Last month an Infection Control Today survey revealed that just one-third of healthcare workers adhere to recommended guidelines for patient skin antisepsis.

While that may be the norm, healthcare workers at some hospitals do far better when it comes to infection prevention and control. Case in point: A surgical ICU at the University of Maryland Medical Center went 24 weeks without a single central-line associated bloodstream infection, or CLABSI. Across the hospital, CLABSIs dropped by 70 percent over the past year, the Associated Press reports.

How did they do it? A mix of stringent rules and scrutiny to ensure the rules are followed helped.

In the ICU, anyone who went into a patient's room, including friends and family, was required to don a yellow gown and wear purple gloves before entering. It also helped that the hospital had a team of infection specialists who checked the teaching hospital for compliance with infection control best practices. And they didn't just collect data. They went to see how patients were cared for.

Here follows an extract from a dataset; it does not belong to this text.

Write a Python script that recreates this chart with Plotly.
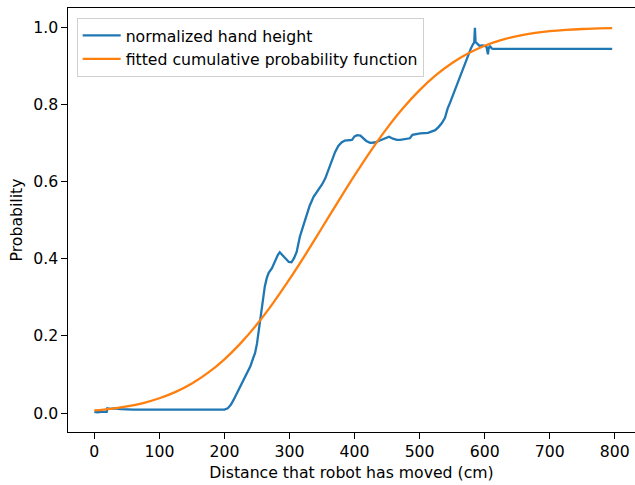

Among them, Michael Anne Preas, one of perhaps 10,000 infection preventionists in the U.S., made the rounds, on the lookout for areas where infection control and prevention practices needed work. Recently, she reminded a resident who was about to examine a man with a breathing tube that he forgot his gloves. The resident immediately washed his hands and put on a pair of gloves.

Looking at the IV tube inserted into a second patient's neck, Preas spotted another place bacteria could creep in. The man's long beard was obstructing what should have been an airtight seal. She told the nurse to shave the spot and put in a new catheter.

Did the janitor put on clean gloves after she gathered trash, but before moving carts that nurses might touch? Yes, she did.

Infection preventionists like Preas used to be "prophets in the wilderness," said Dr. Jonathan Gottlieb, the hospital's chief medical officer. With the growing recognition that IPs can help save patients and cut hospital costs by reducing hospital-acquired infections, she is not alone in her drive to keep infection from spreading by changing healthcare worker behavior.

"We can say, 'Do this, do this, do this,' but we have to convince people to change," said Dr. Kerri Thom, an epidemiologist who joins Preas on her daily rounds.